I’m using pyroot and trying to visualise the progress of constructing RooDataSet from a ROOT file. Now I’ve got two methods of constructing RooDataSet:
method 1: use constructor
tree = TChain()
tree.Add("my tree")
branch = RooRealVar("branch","branch of tree",0)
data = RooDataSet("data","data", tree, branch)
method 2: manual
def branchToData(obs, tree, branchName=str()):
'''
branchName is a string of branch's name
Transform branch into data[obs]
'''
data = RooDataSet('data', 'data', RooArgSet(obs))

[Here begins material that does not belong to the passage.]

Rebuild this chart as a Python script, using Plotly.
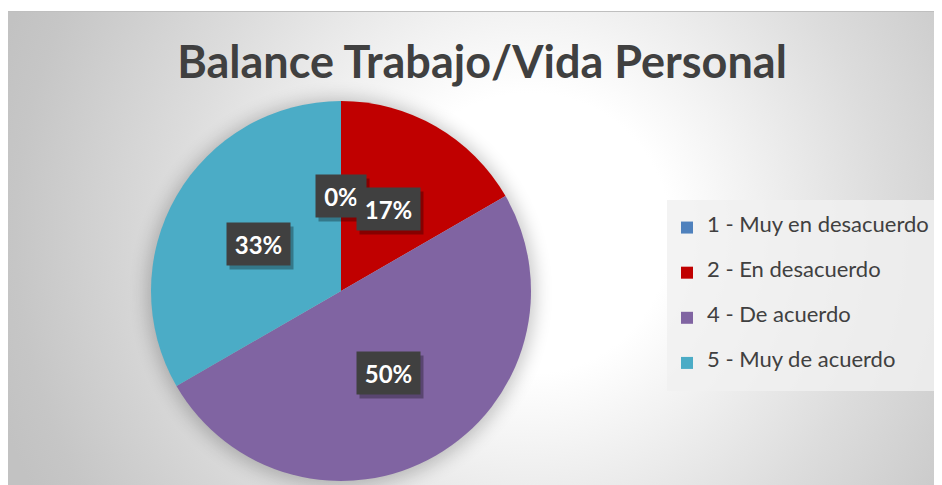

# set eventName to use eval() to get event
eventName = 'tree.' + branchName
# get total number of entries
num = tree.GetEntries()
# transform data
for i in range(0, num):
tree.GetEntry(i)
event = eval(eventName)
obs.setVal(event)
data.add(RooArgSet(obs))
return data
Absolutely, method 1 is much faster than method 2, but if I use method 1, it might be much more difficult for me to visualise progress.
So I wonder if I use method 2 in multi-threading way, could it be as fast as method 1? Or because of different internal mechanism, method 2 can never be as fast as method 1?
Just jumping in. The manual filling will be fast enough only if you SetBranchStatus("*",0) to everything ( i think) except the branches you actually need. ( GetEntry(i) is very painful since it will probably update ALL branches values under the hood in some memory location, and not read only the one you need)
To run this manual filling faster i would actually proceed differently for the benchmarking.
df = r.RDataFrame(tuple)
dfNumpy = df.Filter( cutString).AsNumpy( columns= [ neededcols] )
# or alternatively
columnForDS = df.Filter( cutString).Take( "branchesYouNeed")
for i in range( 0, columnForDS) #or the zip loop dfNumpy["colum"]
obs.setVal()
data.add(RooArgSet( obs))